Meet Health Messenger, Thad Powell

Thad Powell has been involved in Special Olympics for half his life, starting at age 17. Thad loves sports. 

“I have competed in skiing, bowling, basketball, swimming, javelin and turbojav, and cycling.  My favorite sport is skiing because I love the outdoors.  One of my favorite memories was when I was skiing at Big Sky with two volunteers who took me to the ski patrol hut at the top of the mountain.”

Since 2020, Thad has also served as a Health Messenger. This is the an athlete who is trained to serve as health and wellness leaders, educators, advocates and role models within their Special Olympics communities, as well as the community at large.

“For my practicum, my mom and I made healthy lunches for my team, and we led warm-up exercises before starting practice.  Right now, I am focusing on getting in good shape by running on a treadmill, swimming at YMCA, and doing sit-ups.” 

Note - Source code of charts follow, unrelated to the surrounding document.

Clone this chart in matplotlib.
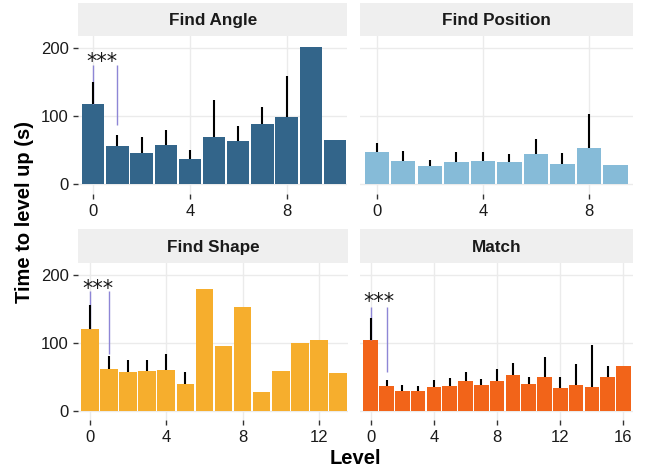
import numpy as np
import matplotlib
matplotlib.use("Agg")
import matplotlib.pyplot as plt

plt.rcParams['font.family'] = ['Liberation Sans', 'DejaVu Sans']

nan = np.nan
panel_titles = ["Find Angle", "Find Position", "Find Shape", "Match"]
panel_colors = ["#33658A", "#86BBD8", "#F6AE2D", "#F26419"]

angle_vals = [117.6, 56.0, 45.6, 57.4, 36.8, 69.6, 63.2, 88.2, 98.5, 201.5, 64.7]
angle_err_top = [150, 72.5, 69.6, 79.9, 50.5, 124, 85.3, 113.7, 158.3, nan, nan]

position_vals = [47.0, 33.8, 26.5, 32.4, 33.8, 32.4, 44.0, 29.4, 52.9, 27.9]
position_err_top = [59.8, 48.0, 35.3, 47.0, 47.5, 44.6, 66.7, 46.0, 103.4, nan]

shape_vals = [119.8, 61.1, 57.2, 58.2, 59.7, 39.1, 179.0, 94.9, 152.6, 27.9, 58.7, 99.8, 104.2, 55.7]
shape_err_top = [156, 80.2, 74.8, 74.8, 84.1, 57.2, nan, nan, nan, nan, nan, nan, nan, nan]

match_vals = [104.2, 36.4, 29.0, 29.0, 34.9, 36.4, 44.2, 37.8, 44.2, 52.6, 39.3, 49.6, 33.4, 37.8, 34.9, 49.6, 65.8]
match_err_top = [137, 45.2, 37.8, 36.4, 45.2, 48.2, 57.0, 46.7, 60.9, 70.8, 50.1, 79.6, 49.6, 68.3, 96.3, 65.8, nan]

# significance annotation: (line top, bar-1 line bottom, star height); None = no annotation
sig_angle = (175, 86, 180)
sig_position = None
sig_shape = (177, 83, 180)
sig_match = (153, 57, 160)

panel_vals = [angle_vals, position_vals, shape_vals, match_vals]
panel_errs = [angle_err_top, position_err_top, shape_err_top, match_err_top]
panel_sigs = [sig_angle, sig_position, sig_shape, sig_match]
panel_xticks = [[0, 4, 8], [0, 4, 8], [0, 4, 8, 12], [0, 4, 8, 12, 16]]
y_ticks = [0, 100, 200]

W, H = 649, 473
fig = plt.figure(figsize=(W / 100, H / 100), dpi=100)

# pixel geometry: (left, right, strip_top, panel_top, panel_bottom)
geo = [
    (78.3, 347.5, 3.3, 36.0, 193.7),
    (360.0, 632.5, 3.3, 36.0, 193.7),
    (78.3, 348.3, 229.3, 263.0, 420.4),
    (360.0, 632.5, 229.3, 263.0, 420.4),
]
xlims = [(-0.62, 10.52), (-0.63, 9.64), (-0.61, 13.54), (-0.68, 16.57)]
ylim = (-14.3, 217.6)

grid_c = "#EBEBEB"
tick_c = "#333333"

for i in range(4):
    l, r, st, pt, pb = geo[i]
    ax = fig.add_axes([l / W, 1 - pb / H, (r - l) / W, (pb - pt) / H])
    sax = fig.add_axes([l / W, 1 - pt / H, (r - l) / W, (pt - st) / H])
    sax.set_facecolor("#EFEFEF")
    sax.set_xticks([]); sax.set_yticks([])
    for s in sax.spines.values():
        s.set_visible(False)
    sax.text(0.5, 0.47, panel_titles[i], ha="center", va="center",
             fontsize=12.3, fontweight="bold", color="#1a1a1a", transform=sax.transAxes)

    vals = panel_vals[i]
    errs = panel_errs[i]
    x = np.arange(len(vals))
    ax.set_axisbelow(True)
    ax.grid(True, color=grid_c, lw=1.0)
    ax.bar(x, vals, width=0.92, color=panel_colors[i], zorder=2)

    sig = panel_sigs[i]
    if sig is not None:
        top, b1, sy = sig
        ax.vlines([0], vals[0], top, color="#8E86D6", lw=1.0, zorder=3)
        ax.vlines([1], b1, top, color="#8E86D6", lw=1.0, zorder=3)
        ax.annotate("***", xy=(0, sy), xytext=(6.0, 0), textcoords="offset points",
                    ha="center", va="center", fontsize=15, color="#1a1a1a",
                    family="DejaVu Sans", zorder=5)

    e = np.array(errs, dtype=float)
    v = np.array(vals, dtype=float)
    m = ~np.isnan(e)
    ax.vlines(x[m], v[m], e[m], color="black", lw=1.5, zorder=4)

    ax.set_xlim(*xlims[i])
    ax.set_ylim(*ylim)
    ax.set_xticks(panel_xticks[i])
    ax.set_yticks(y_ticks)
    if i in (1, 3):
        ax.set_yticklabels([])
        ax.tick_params(axis="y", length=0)
    for s in ax.spines.values():
        s.set_visible(False)
    ax.tick_params(axis="both", colors=tick_c, labelcolor="#1a1a1a",
                   labelsize=12, width=1.0)
    ax.tick_params(axis="x", length=3.6, pad=3.5)
    if i in (0, 2):
        ax.tick_params(axis="y", length=3.3, pad=3.5)

fig.text(24 / W, 1 - 212 / H, "Time to level up (s)", rotation=90, ha="center",
         va="center", fontsize=14.5, fontweight="bold", color="black")
fig.text(355.5 / W, 1 - 458 / H, "Level", ha="center", va="center",
         fontsize=14.5, fontweight="bold", color="black")

fig.savefig("out.png", dpi=100)
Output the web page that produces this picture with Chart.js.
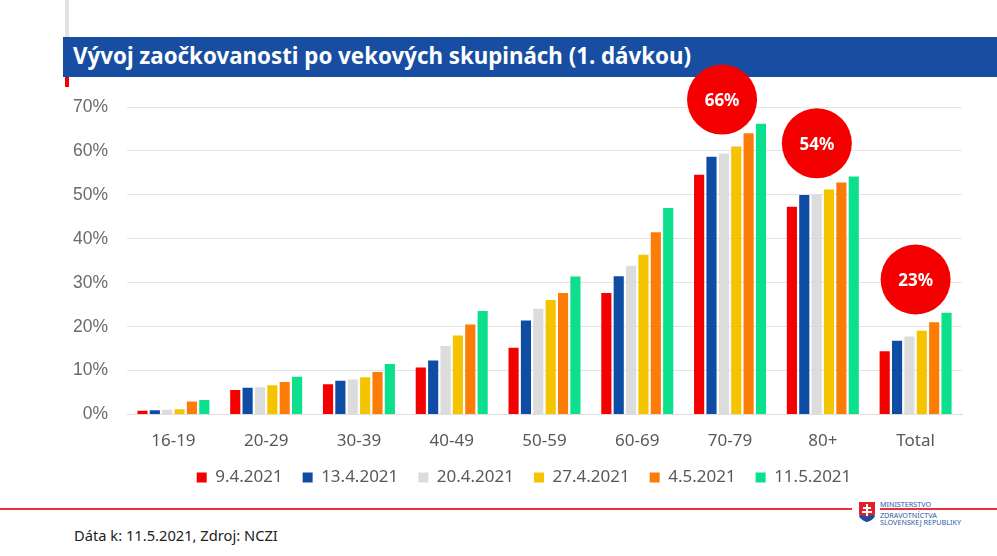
<!DOCTYPE html>
<html>
<head>
<meta charset="utf-8">
<script src="https://cdn.jsdelivr.net/npm/chart.js@4"></script>
<style>
  body { margin: 0; background: #fff; }
  #page { position: relative; width: 997px; height: 556px; overflow: hidden; font-family: "Noto Sans", sans-serif; }
  #page div { position: absolute; }
  .greybar { left: 65px; top: 0; width: 4px; height: 37px; background: #e2e2e2; }
  .redtick { left: 65px; top: 77px; width: 4px; height: 10px; background: #f00000; }
  .band { left: 63px; top: 37px; width: 934px; height: 40px; background: #174ea1; }
  .title { left: 73px; top: 41px; color: #fff; font-size: 22.3px; font-weight: 700; line-height: 30px; white-space: nowrap; }
  .redline { left: 0; top: 508px; width: 997px; height: 2px; background: #e8303a; }
  .logogap { left: 852px; top: 505px; width: 28px; height: 8px; background: #fff; }
  .source { left: 74px; top: 525px; color: #222; font-size: 14.7px; line-height: 20px; white-space: nowrap; }
  .logotext { left: 880px; color: #2a5aa8; font-size: 7.2px; line-height: 8px; white-space: nowrap; }
  .l1 { top: 500px; }
  .l2 { top: 511px; }
  .l3 { top: 518px; }
  svg { position: absolute; left: 858px; top: 501px; }
  canvas { position: absolute; left: 0; top: 0; }
</style>
</head>
<body>
<div id="page">
  <div class="greybar"></div>
  <div class="band"></div>
  <div class="redtick"></div>
  <div class="title">Vývoj zaočkovanosti po vekových skupinách (1. dávkou)</div>
  <div class="redline"></div>
  <div class="logogap"></div>
  <div class="source">Dáta k: 11.5.2021, Zdroj: NCZI</div>
  <svg width="18" height="22" viewBox="0 0 18 22">
    <path d="M1 1H17V12C17 17 12 20 9 21C6 20 1 17 1 12Z" fill="#e2202c"/>
    <path d="M1 15C3 13 6 14 9 16C12 14 15 13 17 15C16 18 12 20 9 21C6 20 2 18 1 15Z" fill="#174ea1"/>
    <path d="M8 3H10V6H13V8H10V10H14V12H10V15H8V12H4V10H8V8H5V6H8Z" fill="#fff"/>
  </svg>
  <div class="logotext l1">MINISTERSTVO</div>
  <div class="logotext l2">ZDRAVOTNÍCTVA</div>
  <div class="logotext l3">SLOVENSKEJ REPUBLIKY</div>
  <canvas id="myChart" width="997" height="556"></canvas>
</div>
<script>
const categories = ['16-19', '20-29', '30-39', '40-49', '50-59', '60-69', '70-79', '80+', 'Total'];
const dates = ['9.4.2021', '13.4.2021', '20.4.2021', '27.4.2021', '4.5.2021', '11.5.2021'];
const colors = ['#f50000', '#0f4ca3', '#dcdcdc', '#f5c400', '#fb7d07', '#0ce08c'];

const apr9 = [0.9, 5.6, 6.9, 10.7, 15.2, 27.7, 54.6, 47.3, 14.4];
const apr13 = [1.0, 6.1, 7.7, 12.3, 21.4, 31.5, 58.7, 50.0, 16.8];
const apr20 = [1.1, 6.2, 8.0, 15.6, 24.1, 33.9, 59.4, 50.1, 17.8];
const apr27 = [1.2, 6.7, 8.5, 18.0, 26.1, 36.4, 61.0, 51.2, 19.1];
const may4 = [3.0, 7.4, 9.7, 20.5, 27.7, 41.5, 64.0, 52.8, 21.0];
const may11 = [3.3, 8.6, 11.5, 23.6, 31.4, 47.0, 66.2, 54.2, 23.2];
const series = [apr9, apr13, apr20, apr27, may4, may11];

// red circles above the groups
const badgeCategories = ['70-79', '80+', 'Total'];
const badgeValues = [66, 54, 23];
const badgeShiftX = [-8, -6, 0];
const badgeShiftY = [-25, -34, -34];

const badges = {
    id: 'badges',
    afterDatasetsDraw(chart) {
        const { ctx, scales: { x, y } } = chart;
        badgeValues.forEach(function(v, i) {
            const cx = x.getPixelForValue(categories.indexOf(badgeCategories[i])) + badgeShiftX[i];
            const cy = y.getPixelForValue(v) + badgeShiftY[i];
            ctx.save();
            ctx.fillStyle = '#f40000';
            ctx.beginPath();
            ctx.arc(cx, cy, 35, 0, Math.PI * 2);
            ctx.fill();
            ctx.fillStyle = '#fff';
            ctx.font = '700 17px "Noto Sans"';
            ctx.textAlign = 'center';
            ctx.textBaseline = 'middle';
            ctx.fillText(v + '%', cx, cy + 2);
            ctx.restore();
        });
    }
};

// the legend sits right of the canvas centre and closer to the axis
const legendShift = {
    id: 'legendShift',
    afterLayout(chart) {
        chart.legend.left += 43;
        chart.legend.right += 43;
        chart.legend.top -= 10;
        chart.legend.bottom -= 10;
    }
};

new Chart(document.getElementById('myChart'), {
    type: 'bar',
    data: {
        labels: categories,
        datasets: dates.map(function(d, i) {
            return {
                label: d,
                data: series[i],
                backgroundColor: colors[i],
                categoryPercentage: 0.8,
                barPercentage: 0.82
            };
        })
    },
    options: {
        responsive: false,
        animation: false,
        layout: { padding: { top: 107, right: 35, bottom: 50, left: 0 } },
        plugins: {
            tooltip: { enabled: false },
            legend: {
                position: 'bottom',
                labels: {
                    boxWidth: 10,
                    boxHeight: 10,
                    padding: 20,
                    color: '#595959',
                    font: { family: '"Noto Sans"', size: 17 }
                }
            }
        },
        scales: {
            x: {
                grid: { display: false },
                border: { color: '#dddddd' },
                ticks: { color: '#595959', padding: 8, font: { family: '"Noto Sans"', size: 17 } }
            },
            y: {
                min: 0,
                max: 70,
                afterFit(scale) { scale.width = 127; },
                grid: { color: '#e4e4e4', drawTicks: false },
                border: { display: false },
                ticks: {
                    stepSize: 10,
                    padding: 19,
                    color: '#6b6b6b',
                    font: { family: '"Liberation Sans"', size: 17.5 },
                    callback: function(v) { return v + '%'; }
                }
            }
        }
    },
    plugins: [badges, legendShift]
});
</script>
</body>
</html>
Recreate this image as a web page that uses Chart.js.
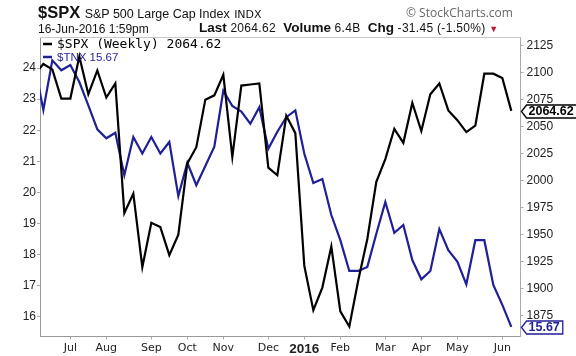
<!DOCTYPE html>
<html><head><meta charset="utf-8">
<script src="https://cdn.jsdelivr.net/npm/chart.js@4"></script>
<style>
html,body{margin:0;padding:0;background:#fff;}
#wrap{position:relative;width:576px;height:356px;overflow:hidden;font-family:"Liberation Sans",Arial,sans-serif;color:#111;}
canvas{position:absolute;left:0;top:0;}
.t{position:absolute;white-space:nowrap;line-height:1;}
</style></head><body>
<div id="wrap">
<canvas id="c" width="576" height="356"></canvas>
<div class="t" style="left:38px;top:4px;"><span style="font-weight:bold;font-size:16.5px;">$SPX</span> <span style="font-size:12.5px;">S&amp;P 500 Large Cap Index</span> <span style="font-size:11px;font-family:'DejaVu Sans';">INDX</span></div>
<div class="t" style="left:406px;top:7px;font-size:12px;color:#666;font-family:'Open Sans';">© StockCharts.com</div>
<div class="t" style="left:38px;top:23px;font-size:12px;">16-Jun-2016 1:59pm</div>
<div class="t" style="left:199px;top:21px;font-size:12px;letter-spacing:0.3px;"><b style="font-size:13.5px;letter-spacing:0;">Last</b> 2064.62 &nbsp;<b style="font-size:13.5px;letter-spacing:0;">Volume</b> 6.4B &nbsp;<b style="font-size:13.5px;letter-spacing:0;">Chg</b> -31.45 (-1.50%) <span style="color:#c0152f;font-size:9px;">▼</span></div>
</div>
<script>
// weekly points, index 0 = week of 8-Jun-2015 ... index 53 = week of 13-Jun-2016
const spx = [2098,2108,2103,2076,2076,2115,2080,2102,2077,2090,
             1970,1988,1920,1961,1957,1931,1950,2016,2031,2075,
             2079,2098,2022,2088,2089,2090,2012,2005,2060,2044,
             1921,1880,1901,1939,1879,1865,1908,1946,1999,2020,
             2048,2035,2072,2046,2080,2090,2065,2056,2045,2051,
             2099,2099,2095,2064.62];
const tnx = [24.15,22.65,24.25,23.93,24.1,23.55,22.8,22.03,21.74,21.92,
             20.55,21.78,21.25,21.78,21.25,21.62,19.88,20.95,20.23,20.85,
             21.47,23.27,22.78,22.6,22.21,22.74,21.4,21.95,22.42,22.64,
             21.24,20.3,20.43,19.27,18.46,17.47,17.47,17.6,18.67,19.69,
             18.7,18.95,17.82,17.2,17.47,18.82,18.14,17.77,17.04,18.46,
             18.46,17.02,16.38,15.67];
const monthWeeks  = [4,8,13,17,21,26,30,34,39,43,47,52];
const monthLabels = ['Jul','Aug','Sep','Oct','Nov','Dec','2016','Feb','Mar','Apr','May','Jun'];
const tnxTicks = [16,17,18,19,20,21,22,23,24];
const spxTicks = [1875,1900,1925,1950,1975,2000,2025,2050,2075,2100,2125];

const BLUE = '#1f1f98';
const toXY = arr => arr.map((v,i)=>({x:i,y:v}));

const framePlugin = {
  id:'frame',
  afterDraw(chart){
    const {ctx, chartArea:a} = chart;
    ctx.save();
    ctx.strokeStyle='#c8c8c8'; ctx.lineWidth=1;
    ctx.beginPath(); ctx.moveTo(a.left, a.top+0.5); ctx.lineTo(a.right, a.top+0.5); ctx.stroke();
    const rows = [
      {color:'#000', text:'$SPX (Weekly) '+spx[spx.length-1].toFixed(2), font:'13px "DejaVu Sans Mono"', y:a.top+7},
      {color:BLUE, text:'$TNX '+tnx[tnx.length-1].toFixed(2), font:'11.5px "Liberation Sans"', y:a.top+20}
    ];
    rows.forEach(r=>{
      ctx.strokeStyle=r.color; ctx.lineWidth=2.5;
      ctx.beginPath(); ctx.moveTo(a.left+3, r.y); ctx.lineTo(a.left+12, r.y); ctx.stroke();
      ctx.fillStyle=r.color; ctx.font=r.font; ctx.textBaseline='middle'; ctx.textAlign='left';
      ctx.fillText(r.text, a.left+17, r.y+0.5);
    });
    const tags = [
      {val:spx[spx.length-1], txt:spx[spx.length-1].toFixed(2), scale:chart.scales.ySpx, color:'#000'},
      {val:tnx[tnx.length-1], txt:tnx[tnx.length-1].toFixed(2), scale:chart.scales.yTnx, color:BLUE}
    ];
    tags.forEach(t=>{
      const y = Math.round(t.scale.getPixelForValue(t.val))+0.5;
      ctx.font='bold 12.5px "Liberation Sans"';
      const w = ctx.measureText(t.txt).width;
      const x0 = a.right+1, x1 = x0 + w + 10, h = 6.5;
      ctx.beginPath();
      ctx.moveTo(x0, y); ctx.lineTo(x0+5, y-h); ctx.lineTo(x1, y-h); ctx.lineTo(x1, y+h); ctx.lineTo(x0+5, y+h); ctx.closePath();
      ctx.fillStyle='#fff'; ctx.fill();
      ctx.strokeStyle=t.color; ctx.lineWidth=1.3; ctx.stroke();
      ctx.fillStyle=t.color; ctx.textBaseline='middle'; ctx.textAlign='left';
      ctx.fillText(t.txt, x0+7, y+0.5);
    });
    ctx.restore();
  }
};

new Chart(document.getElementById('c'), {
  type:'line',
  data:{
    datasets:[
      {label:'$SPX', data:toXY(spx), yAxisID:'ySpx', borderColor:'#000', borderWidth:2.2, pointRadius:0, tension:0, order:1},
      {label:'$TNX', data:toXY(tnx), yAxisID:'yTnx', borderColor:BLUE, borderWidth:2.2, pointRadius:0, tension:0, order:2}
    ]
  },
  options:{
    responsive:false, animation:false,
    layout:{padding:{top:37,left:0,right:0,bottom:0}},
    plugins:{legend:{display:false}, tooltip:{enabled:false}},
    scales:{
      x:{type:'linear', min:0.63, max:54.02,
        afterBuildTicks:s=>{ s.ticks = monthWeeks.map(v=>({value:v})); },
        afterFit:s=>{ s.height = 19.5; },
        grid:{display:true, drawOnChartArea:false, tickLength:3, color:'#aaa'},
        border:{display:true, color:'#999'},
        ticks:{autoSkip:false, maxRotation:0, minRotation:0, padding:2, color:'#222',
          font:ctx=> (ctx.tick && ctx.tick.value===30) ? {family:'Liberation Sans', size:13.5, weight:'bold'} : {family:'DejaVu Sans', size:11},
          callback:v=> monthLabels[monthWeeks.indexOf(v)] }
      },
      yTnx:{type:'linear', position:'left', min:15.36, max:25,
        afterBuildTicks:s=>{ s.ticks = tnxTicks.map(v=>({value:v})); },
        afterFit:s=>{ s.width = 40; },
        grid:{display:true, drawOnChartArea:false, tickLength:3, color:'#aaa'},
        border:{display:true, color:'#999'},
        ticks:{padding:1, color:'#222', font:{family:'Liberation Sans', size:12}, callback:v=>String(v)}
      },
      ySpx:{type:'linear', position:'right', min:1855.7, max:2133,
        afterBuildTicks:s=>{ s.ticks = spxTicks.map(v=>({value:v})); },
        afterFit:s=>{ s.width = 55.5; },
        grid:{display:true, drawOnChartArea:false, tickLength:3, color:'#aaa'},
        border:{display:true, color:'#aaa', dash:[2,2]},
        ticks:{padding:3, color:'#222', font:{family:'Liberation Sans', size:12}, callback:v=>String(v)}
      }
    }
  },
  plugins:[framePlugin]
});
</script>
</body></html>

Thad will use his Health Messenger skills in mid February when he visits Washington DC as part of delegation for Special Olympics. Known as #SOHILLDAY, Thad and others will speak to Representatives and Senators about the importance of Inclusive Health and Unified Champion Schools. Thad will focus specifically on health inequalities for people with intellectual disabilities. 

Did you know that people with intellectual disabilities die 16-20 years earlier than their peers without intellectual disabilities?  This is because of undiagnosed and untreated conditions.  This is something we need to change.

On a team of 10 Special Olympic athletes, seven will be overweight or obese and be at risk for chronic health conditions. Seven will have problems with flexibility, strength, and balance. Six will have high blood pressure. Five will need a new eyeglass prescription. Three will fail a hearing test. Three will have untreated tooth decay.

This is why the health screenings done at Special Olympics Sporting events are so important. Special Olympics Montana recently did a hearing screening, a podiatry screening, and a dental screening at our its State Basketball Tournament.  Funding for our health programming supports athletes ages 2-72!

This trip is filled with firsts for Thad. It is his first trip to Washington DC, the first time he has traveled without a family member, and the first time to meet members of Congress in person.

“I’m looking forward to going to the Capitol and hopefully will be able to go to the police station and meet some police officers. I think that going to a hockey game would be very exciting, if that is possible.  The one thing I would like to share with everyone on this trip is that Special Olympics is fun.”